Семь столпов мудрости (Лоуренс) - страница 437

Я быстро перерос идеи. Поэтому я не доверял экспертам, интеллекты которых были часто заперты в высоких стенах и действительно изучили каждый камешек своего тюремного двора: в то время как я мог знать, из какого карьера добывали материал, и сколько заработал каменщик. Я вступал с ними в спор из беспечности, так как всегда находил средства, способные служить цели, а Воля была верным проводником по любой из дорог, ведущих от цели к достижению. Здесь не было плоти.

Многое я подбирал, осматривал, задерживался на нем и откладывал в сторону, так как во мне не было убеждения, чтобы действовать. Вымысел казался более устойчивым, чем деятельность. Эгоистические амбиции посещали меня, но не задерживались, поскольку моя критичная сущность заставила бы меня привередливо отвергать их плоды. Я всегда добивался власти над тем, во что ввязался, но ни во что я не ввязывался добровольно. На самом деле я видел в себе опасность для обычных людей, из-за способности настолько отклоняться без руля от их диспозиции.

Я следовал и не основывал; а на самом деле не имел желания даже следовать. Только слабость откладывала мое духовное самоубийство, какую-нибудь нудную работу, чтобы она загасила эту топку в моем мозгу. Я развивал чужие идеи и помогал им, но никогда не сотворил ничего собственного, поскольку не одобрял творения. Когда же творением занимались другие люди, я мог служить им, что-то исправлять, чтобы сделать это как можно лучше: ведь если уж творить грешно, то творить спустя рукава еще и стыдно.

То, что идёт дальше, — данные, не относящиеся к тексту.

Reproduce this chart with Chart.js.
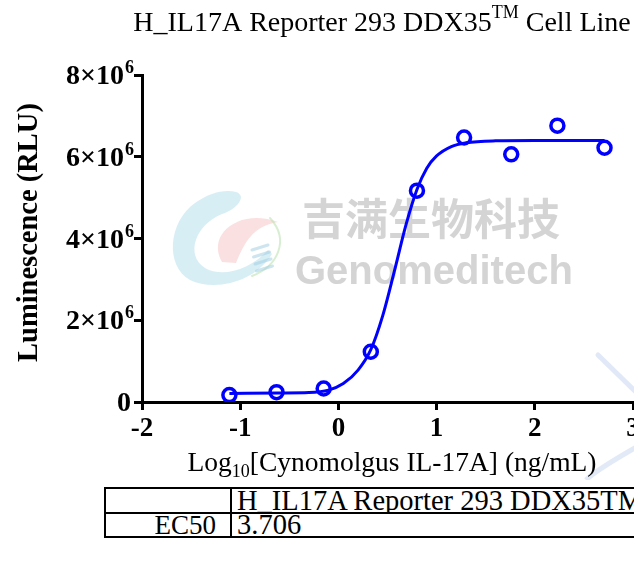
<!DOCTYPE html>
<html>
<head>
<meta charset="utf-8">
<script src="https://cdn.jsdelivr.net/npm/chart.js@4"></script>
<style>
  html, body { margin: 0; padding: 0; background: #fff; overflow: hidden; width: 634px; height: 561px; }
  #wrap { position: absolute; left: 0; top: 0; width: 660px; height: 480px; }
  #ec50 { position: absolute; left: 104px; top: 487px; border-collapse: collapse; table-layout: fixed; width: 640px;
          font-family: 'Liberation Serif', 'Times New Roman', serif; font-size: 27px; color: #000; }
  #ec50 td { border: 2px solid #000; padding: 0 5px; white-space: nowrap; line-height: 22px; overflow: hidden; }
  #ec50 td.lab { text-align: right; padding-right: 14px; }
  #ec50 td.val { text-align: left; font-size: 28.5px; }
</style>
</head>
<body>
<div id="wrap"><canvas id="doseChart" width="660" height="480"></canvas></div>
<table id="ec50">
  <colgroup><col style="width:126px"><col style="width:514px"></colgroup>
  <tr style="height:25px"><td class="lab"></td><td class="val">H_IL17A Reporter 293 DDX35TM</td></tr>
  <tr style="height:23px"><td class="lab">EC50</td><td class="val">3.706</td></tr>
</table>
<script>
// measured points, log10 dose (ng/mL) vs RLU
const doseLog = [-1.11, -0.63, -0.15, 0.33, 0.80, 1.28, 1.76, 2.23, 2.71];
const rlu = [0.17e6, 0.24e6, 0.33e6, 1.23e6, 5.17e6, 6.47e6, 6.06e6, 6.76e6, 6.22e6];

// fitted curve
const fitLog = [-1.11, -0.6, -0.3, -0.1, 0.05, 0.2, 0.33, 0.45, 0.57, 0.69, 0.8, 0.9, 1.0, 1.15, 1.3, 1.6, 2.0, 2.71];
const fitRlu = [0.21e6, 0.22e6, 0.23e6, 0.29e6, 0.45e6, 0.78e6, 1.28e6, 2.1e6, 3.2e6, 4.35e6, 5.2e6, 5.72e6, 6.02e6, 6.25e6, 6.34e6, 6.39e6, 6.4e6, 6.4e6];

const xTicks = [-2, -1, 0, 1, 2, 3];
const yTickMant = [0, 2, 4, 6, 8];
const yTickExp = 6;

const chartTitle = 'H_IL17A Reporter 293 DDX35';
const chartTitleSup = 'TM';
const chartTitleTail = ' Cell Line';
const yTitle = 'Luminescence (RLU)';
const xTitle = ['Log', '10', '[Cynomolgus IL-17A] (ng/mL)'];
const wmCn = '吉满生物科技';
const wmEn = 'Genomeditech';

const serif = "'Liberation Serif', 'Times New Roman', serif";
const BLUE = '#0000ff';

const watermark = {
    id: 'watermark',
    beforeDatasetsDraw(chart) {
        const c = chart.ctx;
        c.save();
        // logo swirl, pale
        c.lineCap = 'round';
        c.fillStyle = 'rgba(175,222,236,0.5)';
        c.beginPath();
        c.moveTo(236, 192);
        c.bezierCurveTo(248, 196, 236, 210, 222, 214);
        c.bezierCurveTo(195, 225, 185, 255, 205, 268);
        c.bezierCurveTo(222, 278, 250, 270, 268, 250);
        c.lineTo(272, 254);
        c.bezierCurveTo(255, 282, 215, 292, 190, 280);
        c.bezierCurveTo(165, 266, 168, 222, 195, 203);
        c.bezierCurveTo(210, 192, 226, 189, 236, 192);
        c.closePath();
        c.fill();
        c.fillStyle = 'rgba(244,180,180,0.42)';
        c.beginPath();
        c.moveTo(222, 262);
        c.bezierCurveTo(206, 234, 240, 208, 278, 222);
        c.bezierCurveTo(252, 226, 244, 244, 236, 263);
        c.closePath();
        c.fill();
        c.strokeStyle = 'rgba(190,226,180,0.6)';
        c.lineWidth = 2;
        c.beginPath();
        c.moveTo(270, 218);
        c.bezierCurveTo(290, 240, 278, 266, 252, 276);
        c.stroke();
        c.strokeStyle = 'rgba(165,208,228,0.55)';
        c.lineWidth = 3;
        for (let i = 0; i < 4; i++) {
            c.beginPath();
            c.moveTo(252 + i * 1.5, 250 + i * 7);
            c.lineTo(268 + i * 1.5, 245 + i * 7);
            c.stroke();
        }
        // text
        c.fillStyle = 'rgba(204,204,204,0.85)';
        c.textBaseline = 'alphabetic';
        c.textAlign = 'left';
        c.font = "bold 43px 'Noto Sans CJK SC'";
        c.fillText(wmCn, 302, 235);
        c.font = "bold 40px 'Liberation Sans', Arial, sans-serif";
        c.fillText(wmEn, 295, 284);
        // faint strokes bottom right
        c.strokeStyle = 'rgba(200,213,240,0.55)';
        c.lineWidth = 5;
        c.beginPath();
        c.moveTo(598, 355);
        c.lineTo(640, 396);
        c.stroke();
        c.restore();
    },
    afterDraw(chart) {
        const c = chart.ctx;
        c.save();
        c.strokeStyle = 'rgba(200,213,240,0.5)';
        c.lineWidth = 5;
        c.beginPath();
        c.moveTo(640, 445);
        c.quadraticCurveTo(596, 470, 586, 480);
        c.stroke();
        c.restore();
    }
};

const labels = {
    id: 'labels',
    afterDraw(chart) {
        const c = chart.ctx;
        const ys = chart.scales.y;
        const area = chart.chartArea;
        c.save();
        c.fillStyle = '#000';
        c.textBaseline = 'alphabetic';

        // title with superscript
        c.font = '28px ' + serif;
        const w1 = c.measureText(chartTitle).width;
        c.font = '18px ' + serif;
        const w2 = c.measureText(chartTitleSup).width;
        c.font = '28px ' + serif;
        const w3 = c.measureText(chartTitleTail).width;
        const tx = 382 - (w1 + w2 + w3) / 2;
        c.textAlign = 'left';
        c.fillText(chartTitle, tx, 31);
        c.font = '18px ' + serif;
        c.fillText(chartTitleSup, tx + w1, 18);
        c.font = '28px ' + serif;
        c.fillText(chartTitleTail, tx + w1 + w2, 31);

        // y tick labels, mantissa x 10^6
        yTickMant.forEach(function (m) {
            const py = ys.getPixelForValue(m * Math.pow(10, yTickExp));
            if (m === 0) {
                c.font = 'bold 28px ' + serif;
                c.textAlign = 'right';
                c.fillText('0', 131, py + 9);
                return;
            }
            c.font = 'bold 18px ' + serif;
            const sw = c.measureText(String(yTickExp)).width;
            c.textAlign = 'right';
            c.fillText(String(yTickExp), 134, py - 2);
            c.font = 'bold 28px ' + serif;
            c.fillText(m + '×10', 134 - sw - 1, py + 9);
        });

        // y title
        c.save();
        c.translate(37, (area.top + area.bottom) / 2 - 6);
        c.rotate(-Math.PI / 2);
        c.textAlign = 'center';
        c.font = 'bold 28.5px ' + serif;
        c.fillText(yTitle, 0, 0);
        c.restore();

        // x title with subscript
        c.font = '27.5px ' + serif;
        const a = c.measureText(xTitle[0]).width;
        const cc = c.measureText(xTitle[2]).width;
        c.font = '18px ' + serif;
        const b = c.measureText(xTitle[1]).width;
        const sx = 392 - (a + b + cc) / 2;
        c.textAlign = 'left';
        c.font = '27.5px ' + serif;
        c.fillText(xTitle[0], sx, 471);
        c.font = '18px ' + serif;
        c.fillText(xTitle[1], sx + a, 477);
        c.font = '27.5px ' + serif;
        c.fillText(xTitle[2], sx + a + b, 471);
        c.restore();
    }
};

new Chart(document.getElementById('doseChart'), {
    type: 'scatter',
    data: {
        datasets: [{
            label: 'fit',
            data: fitLog.map(function (x, i) { return { x: x, y: fitRlu[i] }; }),
            showLine: true,
            borderColor: BLUE,
            borderWidth: 3,
            pointRadius: 0,
            cubicInterpolationMode: 'monotone',
        }, {
            label: 'data',
            data: doseLog.map(function (x, i) { return { x: x, y: rlu[i] }; }),
            showLine: false,
            pointStyle: 'circle',
            pointRadius: 6.5,
            pointBorderWidth: 3.5,
            borderColor: BLUE,
            backgroundColor: 'rgba(0,0,0,0)',
        }]
    },
    options: {
        responsive: false,
        animation: false,
        events: [],
        layout: { padding: { left: 0, top: 75, right: 27, bottom: 0 } },
        scales: {
            x: {
                type: 'linear',
                min: -2,
                max: 3,
                afterFit: function (s) { s.height = 78; },
                afterBuildTicks: function (s) { s.ticks = xTicks.map(function (v) { return { value: v }; }); },
                border: { color: '#000', width: 3 },
                grid: { drawOnChartArea: false, drawTicks: true, tickLength: 8, tickWidth: 3, tickColor: '#000' },
                ticks: {
                    color: '#000',
                    padding: 3,
                    maxRotation: 0,
                    autoSkip: false,
                    font: { family: serif, size: 27, weight: 'bold' },
                }
            },
            y: {
                type: 'linear',
                min: 0,
                max: 8e6,
                afterFit: function (s) { s.width = 142; },
                afterBuildTicks: function (s) { s.ticks = yTickMant.map(function (m) { return { value: m * Math.pow(10, yTickExp) }; }); },
                border: { color: '#000', width: 3 },
                grid: { drawOnChartArea: false, drawTicks: true, tickLength: 8, tickWidth: 3, tickColor: '#000' },
                ticks: {
                    callback: function () { return ''; },
                }
            }
        },
        plugins: {
            legend: { display: false },
            tooltip: { enabled: false },
        }
    },
    plugins: [watermark, labels]
});
</script>
</body>
</html>
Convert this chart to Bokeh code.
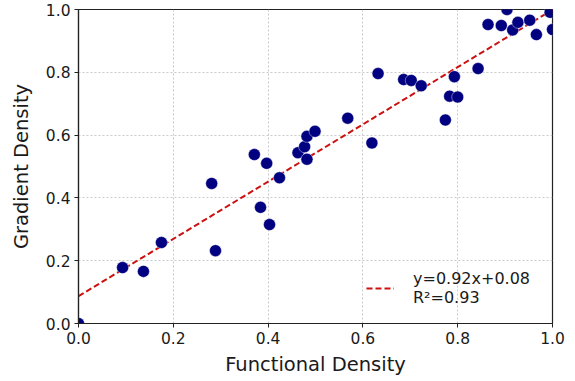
from bokeh.plotting import figure
from bokeh.models import Range1d, FixedTicker, Legend, LegendItem
from bokeh.embed import file_html
from bokeh.resources import INLINE

# Data
functional = [0.000, 0.093, 0.137, 0.175, 0.281, 0.289, 0.371, 0.384, 0.397, 0.403,
              0.424, 0.463, 0.477, 0.482, 0.482, 0.499, 0.568, 0.619, 0.632, 0.686,
              0.702, 0.723, 0.774, 0.783, 0.793, 0.800, 0.843, 0.864, 0.892, 0.904,
              0.916, 0.927, 0.952, 0.966, 0.995, 1.000]
gradient = [0.000, 0.178, 0.166, 0.258, 0.446, 0.232, 0.538, 0.370, 0.510, 0.315,
            0.464, 0.544, 0.563, 0.596, 0.523, 0.612, 0.654, 0.575, 0.796, 0.777,
            0.774, 0.757, 0.648, 0.724, 0.786, 0.721, 0.812, 0.952, 0.949, 1.000,
            0.935, 0.959, 0.966, 0.920, 0.991, 0.936]

fit_slope = 0.912
fit_intercept = 0.087
fit_x = [0.0, 1.0]
fit_label = "y=0.92x+0.08\nR\u00b2=0.93"

tick_values = [0.0, 0.2, 0.4, 0.6, 0.8, 1.0]
x_label = "Functional Density"
y_label = "Gradient Density"

FONT = "DejaVu Sans"
TXT = "#1a1a1a"

p = figure(width=575, height=381, output_backend="svg", toolbar_location=None,
           x_range=Range1d(0, 1), y_range=Range1d(0, 1),
           min_border_left=78, min_border_right=23, min_border_top=9, min_border_bottom=58)
p.background_fill_color = "white"
p.border_fill_color = "white"
p.outline_line_color = "#222222"
p.outline_line_width = 1.2

for ax in (p.xaxis[0], p.yaxis[0]):
    ax.ticker = FixedTicker(ticks=tick_values)
    ax.major_label_overrides = {t: f"{t:.1f}" for t in tick_values}
    ax.minor_tick_line_color = None
    ax.major_tick_out = 4
    ax.major_tick_in = 0
    ax.major_tick_line_color = "#222222"
    ax.axis_line_color = "#222222"
    ax.axis_line_width = 1.2
    ax.major_label_text_font = FONT
    ax.major_label_text_font_size = "15.5px"
    ax.major_label_text_color = TXT
    ax.axis_label_text_font = FONT
    ax.axis_label_text_font_size = "19.5px"
    ax.axis_label_text_font_style = "normal"
    ax.axis_label_text_color = TXT
    ax.major_label_standoff = 4

p.xaxis.axis_label = x_label
p.yaxis.axis_label = y_label
p.xaxis.axis_label_standoff = 6
p.yaxis.axis_label_standoff = 10

for g in (p.xgrid[0], p.ygrid[0]):
    g.ticker = FixedTicker(ticks=tick_values)
    g.grid_line_color = "#bdbdbd"
    g.grid_line_dash = "2 2"
    g.grid_line_width = 0.8

fit_y = [fit_slope * x + fit_intercept for x in fit_x]
fit_r = p.line(fit_x, fit_y, line_color="#cc1111", line_width=2, line_dash="6 3")

p.scatter(functional, gradient, size=12, fill_color="#000080", line_color="white",
          line_width=0.6, line_alpha=0.7)

legend = Legend(items=[LegendItem(label=fit_label, renderers=[fit_r])],
                location=(288, 16), border_line_color=None, background_fill_alpha=0,
                padding=0, margin=0, glyph_width=28, label_standoff=19,
                label_text_font=FONT, label_text_font_size="16px", label_text_color=TXT,
                label_text_line_height=1.05)
p.add_layout(legend, "center")

open("out.html", "w").write(file_html(p, INLINE))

Занимаясь каким-нибудь делом, я всегда старался служить, потому что командир всегда слишком на виду. Подчинение приказу сберегало мучительные мысли, было холодным хранилищем для характера и Воли, приводило к безболезненному забвению деятельности. Отчасти мое поражение было обязано тому, что я никогда не находил вождя, который мог бы меня использовать. Все начальники, по неспособности, по робости или по расположению ко мне, предоставляли мне слишком большую свободу; как будто не понимали, что добровольное рабство содержит глубокую гордость для нездорового духа, и принятые на себя муки — самое желанное для него украшение. Вместо этого они давали мне волю, которой я пользовался кое-как, давая себе поблажки, кажущиеся пресными. Каждый сад, стоящий того, чтобы его грабить, должен иметь сторожа, собак и высокую стену за колючей проволокой. Прочь от безрадостной безнаказанности!

Фейсал был натурой смелой, слабой, несведущей, он пытался сделать то, на что годен лишь гений, пророк или великий преступник. Я служил ему из сострадания, и этот мотив унижал нас обоих. Алленби стоял ближе всего к тому хозяину, о котором я мечтал, но мне приходилось избегать его, не смея склониться перед ним, из опасения, как бы он не оказался колоссом на глиняных ногах, дружеским словом разбив мою преданность. И все же, каким кумиром был этот человек для нас — как призма, с беспримесным, самостоятельным величием, инстинктивным и сконцентрированным.